Most drivers are real good about putting gas in the car within 50 miles of the “low range remaining” light coming on. If not, the car absolutely positively *will *strand them by the roadside within a hundred more miles. That’s an incredibly useful teachable moment. Even the most fact-resistant airhead will learn to respect that light after a couple strandings.
Many cars now have lights or messages that come on to say “oil change due”. How many people schedule that work the very same week? My bet is <1%. After all where’s the immediate feedback that harm is being done?
Given the vagaries of battery measurement as so well explained by others above, any battery health meter is either going to fail to alert to a deteriorating battery in harsh conditions, or frequently cry wolf in benign conditions. Consider that car batteries last 1/3 to 1/2 the life of any given car. Any given driver will only experience 1 or 2 teachable battery moments before they get a different car.
As a result of the above, the driving public at large will not learn to value or respect the new warning device. Even if some tiny number of gearheads and/or worrywarts might.
It happens that my wife’s car needed a new battery just yesterday. It doesn’t get driven much or for long, the battery is ~5 years old, and in the last several months has cranked very weakly a few times then recovered after a long drive. Then it was stone dead a couple days ago.
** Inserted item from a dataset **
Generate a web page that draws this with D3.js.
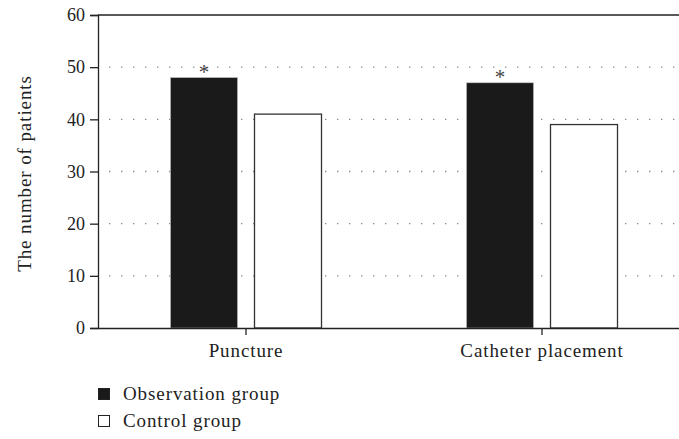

As a former motorhead I wasn’t surprised at all that it happened, just looking at the age & history. I was surprised it was that particular day. It had cranked strongly and started fine that very morning.
So it’s off to the local national chain car parts store. $150 later I have a new mid-grade store-brand 600 CCA group 34 battery. IOW, I got out of there about as cheaply and generically as possible. Batteries for my other car cost over $1000.
I don’t know too many drivers who’d choose to go drop $150 (much less $1000 :eek:) on the strength of their car’s battery health-o-meter changing from “fine” to “likely to fail sometime within the next 6 months”. Which is exactly what my experience and intuition told me was the state of that battery three days ago.
The only way that might work is if the manufacturers will be able to piggyback on the car computer, UI, and sensors for an added cost of a couple of dollars.
BTW, in most cases, a dying battery will announce itself during cranking with a tired cranking noise which most people recognize.
Also, I would recommend to keep such a device in the car, charged, it is useful not only for jump-starting but for many other purposes.
Agree. And perhaps this could be a way for the car’s computer to prognosticate the failure of the battery (or a bad electrical connection at the battery). Each time the car is started, the computer would measure engine RPM when the starter is engaged. The computer would throw an error code when the starting RPM is below a certain threshold value. The algorithm would also compensate for temperature. (The starting RPM will be a little bit lower in a winter climate due to thick oil.)
There seems to be a general belief that modern car batteries die suddenly, whereas in the past you got some warning from weak cranking. I suggest this may be because modern engines almost invariably start at the first attempt.
Thus the number of crankings the battery can perform will drift downwards with no-one the wiser until it falls from one to zero, with no warning.